GOAL: Return each line of the listing below, unchanged, and omit the images.

SOURCE EXCERPT:

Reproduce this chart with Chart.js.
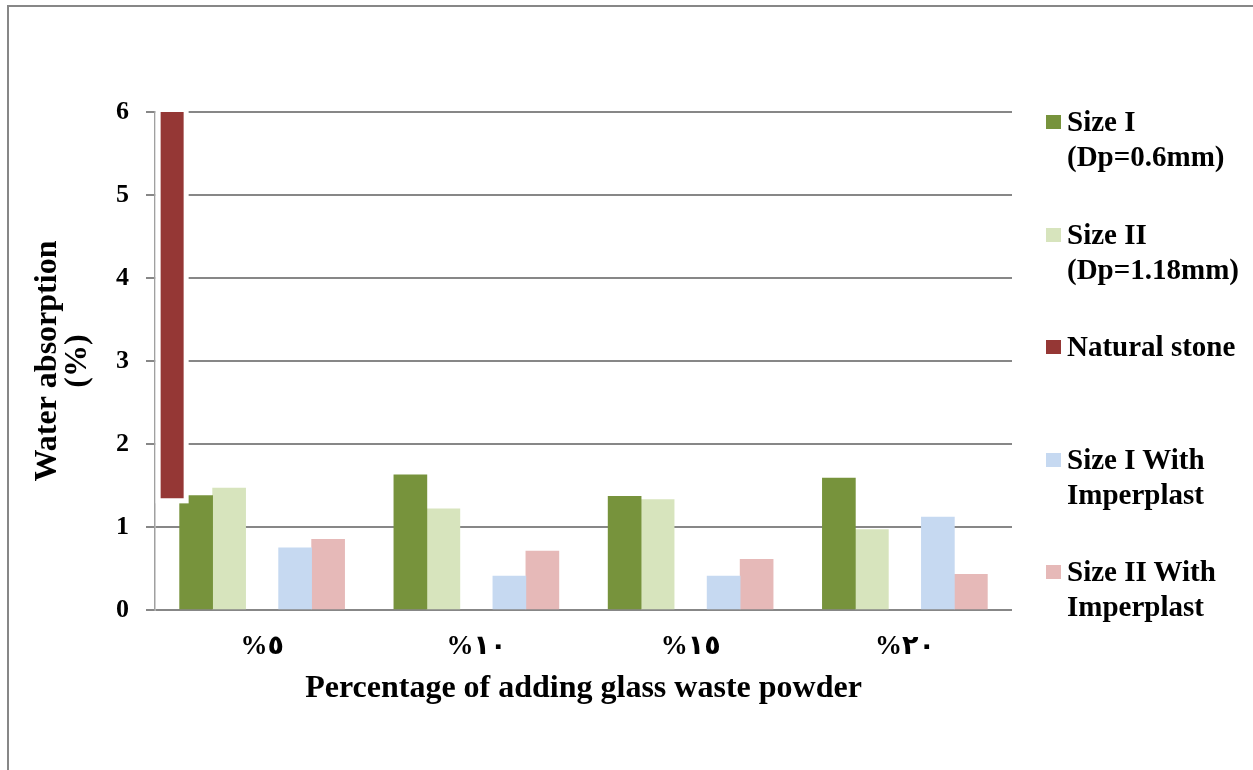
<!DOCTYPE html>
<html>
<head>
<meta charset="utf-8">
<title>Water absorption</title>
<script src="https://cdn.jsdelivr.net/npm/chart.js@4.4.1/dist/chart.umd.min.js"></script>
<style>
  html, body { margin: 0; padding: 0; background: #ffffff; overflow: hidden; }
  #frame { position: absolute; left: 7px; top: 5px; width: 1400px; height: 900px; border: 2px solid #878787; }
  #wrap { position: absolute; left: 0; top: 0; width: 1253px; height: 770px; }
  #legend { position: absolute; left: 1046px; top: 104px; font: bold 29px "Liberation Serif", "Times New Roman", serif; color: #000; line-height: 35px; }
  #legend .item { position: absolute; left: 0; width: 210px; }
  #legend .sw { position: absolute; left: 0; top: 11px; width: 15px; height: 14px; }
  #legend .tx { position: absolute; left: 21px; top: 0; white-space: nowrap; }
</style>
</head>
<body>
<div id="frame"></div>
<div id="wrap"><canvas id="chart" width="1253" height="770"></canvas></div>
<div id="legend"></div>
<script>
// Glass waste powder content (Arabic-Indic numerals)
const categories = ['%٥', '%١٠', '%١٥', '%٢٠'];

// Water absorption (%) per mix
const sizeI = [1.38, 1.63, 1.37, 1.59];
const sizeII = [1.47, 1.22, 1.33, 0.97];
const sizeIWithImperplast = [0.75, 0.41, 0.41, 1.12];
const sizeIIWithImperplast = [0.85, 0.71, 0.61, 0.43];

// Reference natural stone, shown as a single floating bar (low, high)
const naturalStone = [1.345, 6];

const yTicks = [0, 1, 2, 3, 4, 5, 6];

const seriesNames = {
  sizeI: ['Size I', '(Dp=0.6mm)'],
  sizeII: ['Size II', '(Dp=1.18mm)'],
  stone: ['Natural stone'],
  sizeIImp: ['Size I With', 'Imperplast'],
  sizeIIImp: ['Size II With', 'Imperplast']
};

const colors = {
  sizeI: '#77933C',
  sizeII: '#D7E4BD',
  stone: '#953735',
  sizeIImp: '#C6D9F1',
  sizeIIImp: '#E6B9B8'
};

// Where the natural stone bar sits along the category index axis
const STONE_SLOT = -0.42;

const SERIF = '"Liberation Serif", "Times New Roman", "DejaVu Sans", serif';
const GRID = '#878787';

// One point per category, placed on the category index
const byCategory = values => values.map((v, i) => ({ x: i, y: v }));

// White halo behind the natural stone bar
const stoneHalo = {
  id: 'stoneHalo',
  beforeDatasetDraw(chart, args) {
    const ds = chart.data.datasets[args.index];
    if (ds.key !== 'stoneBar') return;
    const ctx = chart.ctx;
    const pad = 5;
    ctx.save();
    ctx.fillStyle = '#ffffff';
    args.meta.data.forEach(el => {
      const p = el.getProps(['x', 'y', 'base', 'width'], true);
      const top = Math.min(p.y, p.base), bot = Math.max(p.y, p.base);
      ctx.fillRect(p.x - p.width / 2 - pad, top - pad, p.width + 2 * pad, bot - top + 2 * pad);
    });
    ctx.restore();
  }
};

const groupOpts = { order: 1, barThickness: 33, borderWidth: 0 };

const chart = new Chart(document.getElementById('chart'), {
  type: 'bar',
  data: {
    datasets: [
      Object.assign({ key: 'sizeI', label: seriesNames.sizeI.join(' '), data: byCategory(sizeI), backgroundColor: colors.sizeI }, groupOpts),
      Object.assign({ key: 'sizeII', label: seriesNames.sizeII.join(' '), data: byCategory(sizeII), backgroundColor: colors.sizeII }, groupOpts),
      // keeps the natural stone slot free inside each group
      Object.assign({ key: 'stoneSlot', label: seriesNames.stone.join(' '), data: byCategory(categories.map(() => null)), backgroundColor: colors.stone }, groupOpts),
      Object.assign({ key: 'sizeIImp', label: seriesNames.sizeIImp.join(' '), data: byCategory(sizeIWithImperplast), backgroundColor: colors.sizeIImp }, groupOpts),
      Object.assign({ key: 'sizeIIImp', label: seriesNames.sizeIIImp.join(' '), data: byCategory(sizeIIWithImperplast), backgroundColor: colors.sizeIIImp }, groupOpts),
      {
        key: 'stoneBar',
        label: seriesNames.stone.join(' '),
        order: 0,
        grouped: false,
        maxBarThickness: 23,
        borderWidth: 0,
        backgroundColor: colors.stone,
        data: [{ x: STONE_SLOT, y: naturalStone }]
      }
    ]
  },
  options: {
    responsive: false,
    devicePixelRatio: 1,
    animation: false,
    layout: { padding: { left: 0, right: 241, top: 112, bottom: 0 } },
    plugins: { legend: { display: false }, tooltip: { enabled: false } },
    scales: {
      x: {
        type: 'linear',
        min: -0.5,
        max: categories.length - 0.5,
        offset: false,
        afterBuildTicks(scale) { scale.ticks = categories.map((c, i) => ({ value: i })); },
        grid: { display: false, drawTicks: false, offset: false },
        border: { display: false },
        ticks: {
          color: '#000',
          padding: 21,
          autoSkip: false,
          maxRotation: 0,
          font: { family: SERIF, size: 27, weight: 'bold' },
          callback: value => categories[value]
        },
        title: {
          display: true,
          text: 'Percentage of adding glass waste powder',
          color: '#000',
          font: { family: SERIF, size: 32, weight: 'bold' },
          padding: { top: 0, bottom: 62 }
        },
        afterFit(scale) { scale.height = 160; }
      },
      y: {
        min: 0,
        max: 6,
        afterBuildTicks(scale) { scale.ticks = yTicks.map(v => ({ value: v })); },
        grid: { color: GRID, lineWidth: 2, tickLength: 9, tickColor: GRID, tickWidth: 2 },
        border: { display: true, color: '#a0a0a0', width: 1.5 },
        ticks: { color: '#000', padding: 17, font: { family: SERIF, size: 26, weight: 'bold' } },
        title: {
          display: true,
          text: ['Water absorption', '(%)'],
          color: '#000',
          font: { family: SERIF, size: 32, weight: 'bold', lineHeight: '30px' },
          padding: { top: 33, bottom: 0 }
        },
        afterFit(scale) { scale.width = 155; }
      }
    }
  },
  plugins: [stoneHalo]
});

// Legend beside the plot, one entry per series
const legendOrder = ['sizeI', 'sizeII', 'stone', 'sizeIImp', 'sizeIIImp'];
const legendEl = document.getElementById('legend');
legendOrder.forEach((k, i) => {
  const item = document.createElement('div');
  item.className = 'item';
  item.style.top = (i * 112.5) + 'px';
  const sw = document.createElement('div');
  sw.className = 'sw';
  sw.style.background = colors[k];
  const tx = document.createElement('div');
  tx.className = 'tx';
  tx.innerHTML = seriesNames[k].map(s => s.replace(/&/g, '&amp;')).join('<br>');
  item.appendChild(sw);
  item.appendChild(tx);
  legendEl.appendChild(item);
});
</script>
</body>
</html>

EXERCISE OUTPUT:
Reproduce this chart with Chart.js.
<!DOCTYPE html>
<html>
<head>
<meta charset="utf-8">
<title>Water absorption</title>
<script src="https://cdn.jsdelivr.net/npm/chart.js@4.4.1/dist/chart.umd.min.js"></script>
<style>
  html, body { margin: 0; padding: 0; background: #ffffff; overflow: hidden; }
  #frame { position: absolute; left: 7px; top: 5px; width: 1400px; height: 900px; border: 2px solid #878787; }
  #wrap { position: absolute; left: 0; top: 0; width: 1253px; height: 770px; }
  #legend { position: absolute; left: 1046px; top: 104px; font: bold 29px "Liberation Serif", "Times New Roman", serif; color: #000; line-height: 35px; }
  #legend .item { position: absolute; left: 0; width: 210px; }
  #legend .sw { position: absolute; left: 0; top: 11px; width: 15px; height: 14px; }
  #legend .tx { position: absolute; left: 21px; top: 0; white-space: nowrap; }
</style>
</head>
<body>
<div id="frame"></div>
<div id="wrap"><canvas id="chart" width="1253" height="770"></canvas></div>
<div id="legend"></div>
<script>
// Glass waste powder content (Arabic-Indic numerals)
const categories = ['%٥', '%١٠', '%١٥', '%٢٠'];

// Water absorption (%) per mix
const sizeI = [1.38, 1.63, 1.37, 1.59];
const sizeII = [1.47, 1.22, 1.33, 0.97];
const sizeIWithImperplast = [0.75, 0.41, 0.41, 1.12];
const sizeIIWithImperplast = [0.85, 0.71, 0.61, 0.43];

// Reference natural stone, shown as a single floating bar (low, high)
const naturalStone = [1.345, 6];

const yTicks = [0, 1, 2, 3, 4, 5, 6];

const seriesNames = {
  sizeI: ['Size I', '(Dp=0.6mm)'],
  sizeII: ['Size II', '(Dp=1.18mm)'],
  stone: ['Natural stone'],
  sizeIImp: ['Size I With', 'Imperplast'],
  sizeIIImp: ['Size II With', 'Imperplast']
};

const colors = {
  sizeI: '#77933C',
  sizeII: '#D7E4BD',
  stone: '#953735',
  sizeIImp: '#C6D9F1',
  sizeIIImp: '#E6B9B8'
};

// Where the natural stone bar sits along the category index axis
const STONE_SLOT = -0.42;

const SERIF = '"Liberation Serif", "Times New Roman", "DejaVu Sans", serif';
const GRID = '#878787';

// One point per category, placed on the category index
const byCategory = values => values.map((v, i) => ({ x: i, y: v }));

// White halo behind the natural stone bar
const stoneHalo = {
  id: 'stoneHalo',
  beforeDatasetDraw(chart, args) {
    const ds = chart.data.datasets[args.index];
    if (ds.key !== 'stoneBar') return;
    const ctx = chart.ctx;
    const pad = 5;
    ctx.save();
    ctx.fillStyle = '#ffffff';
    args.meta.data.forEach(el => {
      const p = el.getProps(['x', 'y', 'base', 'width'], true);
      const top = Math.min(p.y, p.base), bot = Math.max(p.y, p.base);
      ctx.fillRect(p.x - p.width / 2 - pad, top - pad, p.width + 2 * pad, bot - top + 2 * pad);
    });
    ctx.restore();
  }
};

const groupOpts = { order: 1, barThickness: 33, borderWidth: 0 };

const chart = new Chart(document.getElementById('chart'), {
  type: 'bar',
  data: {
    datasets: [
      Object.assign({ key: 'sizeI', label: seriesNames.sizeI.join(' '), data: byCategory(sizeI), backgroundColor: colors.sizeI }, groupOpts),
      Object.assign({ key: 'sizeII', label: seriesNames.sizeII.join(' '), data: byCategory(sizeII), backgroundColor: colors.sizeII }, groupOpts),
      // keeps the natural stone slot free inside each group
      Object.assign({ key: 'stoneSlot', label: seriesNames.stone.join(' '), data: byCategory(categories.map(() => null)), backgroundColor: colors.stone }, groupOpts),
      Object.assign({ key: 'sizeIImp', label: seriesNames.sizeIImp.join(' '), data: byCategory(sizeIWithImperplast), backgroundColor: colors.sizeIImp }, groupOpts),
      Object.assign({ key: 'sizeIIImp', label: seriesNames.sizeIIImp.join(' '), data: byCategory(sizeIIWithImperplast), backgroundColor: colors.sizeIIImp }, groupOpts),
      {
        key: 'stoneBar',
        label: seriesNames.stone.join(' '),
        order: 0,
        grouped: false,
        maxBarThickness: 23,
        borderWidth: 0,
        backgroundColor: colors.stone,
        data: [{ x: STONE_SLOT, y: naturalStone }]
      }
    ]
  },
  options: {
    responsive: false,
    devicePixelRatio: 1,
    animation: false,
    layout: { padding: { left: 0, right: 241, top: 112, bottom: 0 } },
    plugins: { legend: { display: false }, tooltip: { enabled: false } },
    scales: {
      x: {
        type: 'linear',
        min: -0.5,
        max: categories.length - 0.5,
        offset: false,
        afterBuildTicks(scale) { scale.ticks = categories.map((c, i) => ({ value: i })); },
        grid: { display: false, drawTicks: false, offset: false },
        border: { display: false },
        ticks: {
          color: '#000',
          padding: 21,
          autoSkip: false,
          maxRotation: 0,
          font: { family: SERIF, size: 27, weight: 'bold' },
          callback: value => categories[value]
        },
        title: {
          display: true,
          text: 'Percentage of adding glass waste powder',
          color: '#000',
          font: { family: SERIF, size: 32, weight: 'bold' },
          padding: { top: 0, bottom: 62 }
        },
        afterFit(scale) { scale.height = 160; }
      },
      y: {
        min: 0,
        max: 6,
        afterBuildTicks(scale) { scale.ticks = yTicks.map(v => ({ value: v })); },
        grid: { color: GRID, lineWidth: 2, tickLength: 9, tickColor: GRID, tickWidth: 2 },
        border: { display: true, color: '#a0a0a0', width: 1.5 },
        ticks: { color: '#000', padding: 17, font: { family: SERIF, size: 26, weight: 'bold' } },
        title: {
          display: true,
          text: ['Water absorption', '(%)'],
          color: '#000',
          font: { family: SERIF, size: 32, weight: 'bold', lineHeight: '30px' },
          padding: { top: 33, bottom: 0 }
        },
        afterFit(scale) { scale.width = 155; }
      }
    }
  },
  plugins: [stoneHalo]
});

// Legend beside the plot, one entry per series
const legendOrder = ['sizeI', 'sizeII', 'stone', 'sizeIImp', 'sizeIIImp'];
const legendEl = document.getElementById('legend');
legendOrder.forEach((k, i) => {
  const item = document.createElement('div');
  item.className = 'item';
  item.style.top = (i * 112.5) + 'px';
  const sw = document.createElement('div');
  sw.className = 'sw';
  sw.style.background = colors[k];
  const tx = document.createElement('div');
  tx.className = 'tx';
  tx.innerHTML = seriesNames[k].map(s => s.replace(/&/g, '&amp;')).join('<br>');
  item.appendChild(sw);
  item.appendChild(tx);
  legendEl.appendChild(item);
});
</script>
</body>
</html>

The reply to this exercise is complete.